I can remember in my early days of homeschooling talking to a veteran Homeschool mom about a phonics curriculum I had just purchased. I boasted that I would be able to use it for each subsequent child. She smiled sweetly, put her hand on my arm and told me gently, “It may not work for your other children. One size does not fit all!”
Learning styles. One size does not fit all!
I gingerly brushed off her comment, for surely she had to be wrong!
The first child sailed through the curriculum. After some tweaking, the next child sailed through as well. The third child sailed into the curriculum with a resounding ‘THUD’. There was no amount of tweaking that could fix this one. Turns out, my veteran friend knew a thing or two!
I’m happy to say that since that time all three children are reading. I had one read early, one “right on schedule” and one read late. However, the approach for each was different.

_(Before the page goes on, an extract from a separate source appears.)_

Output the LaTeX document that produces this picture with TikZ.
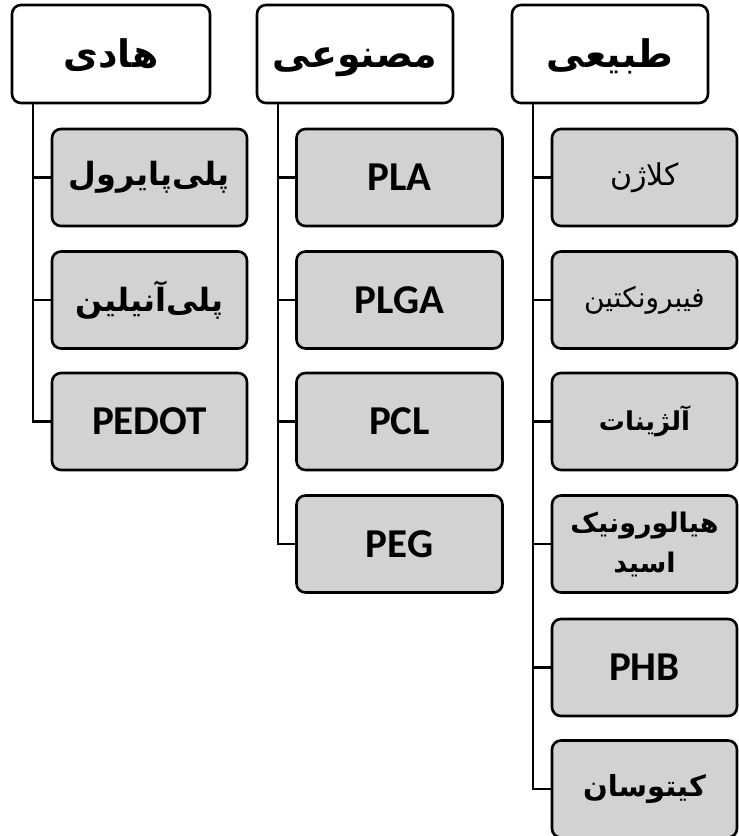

Rather than labeling a child who doesn’t ‘conform’ to a particular curriculum, it’s helpful (and less traumatic) to figure out how they learn in the first place!
Let me give you an example of how each of my children approaches learning. Here’s a commical look at how they would view learning from a workbook. (Names are withheld)
Child #1 is presented with the workbook. He/she takes it, thumbs through it and sighs. ”Well Mom, I’ll go through it. BUT, I will require a running dialogue with you. Ideas will be created in my head and I will need to verbalize them in order to process the information. Besides, I will remember the information within the interaction far longer than by reading it alone.”
Child #2 is presented with the workbook. He/she takes it and remarks, “Mother, this book appears to be filled with facts. Since I enjoy facts, I will joyfully read it. However, when I’m done I will require more books on this topic. Because reading cements information to my brain.”
Child #3 is presented with the workbook. He/she takes it. Upon seeing what it is, feigns illness and dramatically faints. Pretending to gasp for breath whispers, “No, Mommy…..No….Not… a…. workbook!” Regaining their footing continues with “Is there anything in that book that requires movement or a hands-on project? If I can touch it, build it, or redesign it I can learn it, master it and retain it. Mere words on a page without action are lost to me upon turning that page.”
From these examples it’s easy to see why one size doesn’t fit all. Understanding learning styles can save a homeschool parent a lot of frustration and enable them to change gears and curriculum as necessary.